Prior to that, they competed at the Junior Ranch Rodeo Association finals in Pawhuska, Okla. They won first place in the All Around category and Doctoring and second place in Branding and Sorting.

For the bronc’ riding competition, team member Hall won third place. This is the second year in a row they have won first place in the All Around category.

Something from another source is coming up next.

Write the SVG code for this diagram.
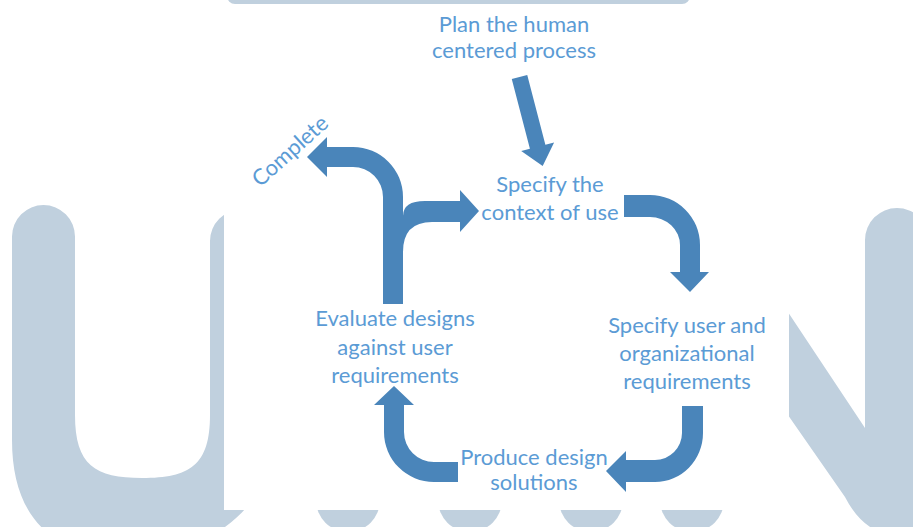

Cody Kendall’s horse Juice received Top Horse honors.

“We are very proud of them,” said mom Gina Kendall. “I so enjoy watching them compete.”

Other parents are just as proud, of the rodeo and other awards.

“It was great to see his hard work pay off,” said dad Bob Swiler of his son Ty. “He also won the Equine Science FFA award.”

The team competed in many rodeos to earn their way to the finals in Pawhuska.

“They were in 10 rodeos over the course of the last year,” said dad Calvin Kendall. “They were in several locations throughout Kansas and Oklahoma.”

“They were in 10 rodeos over the course of the last year,” said dad Calvin Kendall. “They were in several locations throughout Kansas and Oklahoma.”

All the boys learned horsemanship and cowboy skills from their fathers.

“I still compete on an adult team,” said Calvin Kendall. “I rodeo with Sage’s (Hall) dad.”

“We learned a lot from just watching them,” said Sage Hall. “Most of our training comes from their advice.”

Along with horsemanship skills comes the gear, and the boys expressed outfitting a rodeo cowboy doesn’t come cheap, especially their horse.

“A good colt will cost between $1,500 and $2,000,” Calvin Kendall said. “A broke horse will run between $6,000 to $10,000.”

“A good saddle is $2,500,” said Cody Kendall. “My dad made the one I use.”

Cody Kendall also made his chaps.

“Good chaps go for $200,” Cody Kendall said. “Boots run around $400 and spurs are $200 for the better ones.”

Unlike other sports where the equipment can just stay in a storeroom, horses need a lot of maintenance and upkeep.

“We have to feed the horses additionally when we are working them,” said Caden Kendall. “In the winter we can get by on just grass and hay.”

Farrier (horse shoeing) costs can also add up.

“We have the farrier come out every six to eight weeks,” Calvin Kendall said. “It works out to about $400 a year per horse.”

Many might fear that the injury factor would be high for these working cowboys, but the boys parents say otherwise.

“They actually seem to get hurt more playing football,” Gina Kendall said. “Ty is a tight end at Erie and Sage is a linebacker and running back at Marmaton Valley.”

After finishing high school, the boys are considering doing more rodeo competition in college.

“I would like to consider Allen County Community College,” Swiler said.

“We’re looking at Allen County and Fort Scott Community College,” Cody Kendall said.

The spring rodeo JRRA season will begin in April, with the 2013 schedule awaiting posting for Kansas and Oklahoma.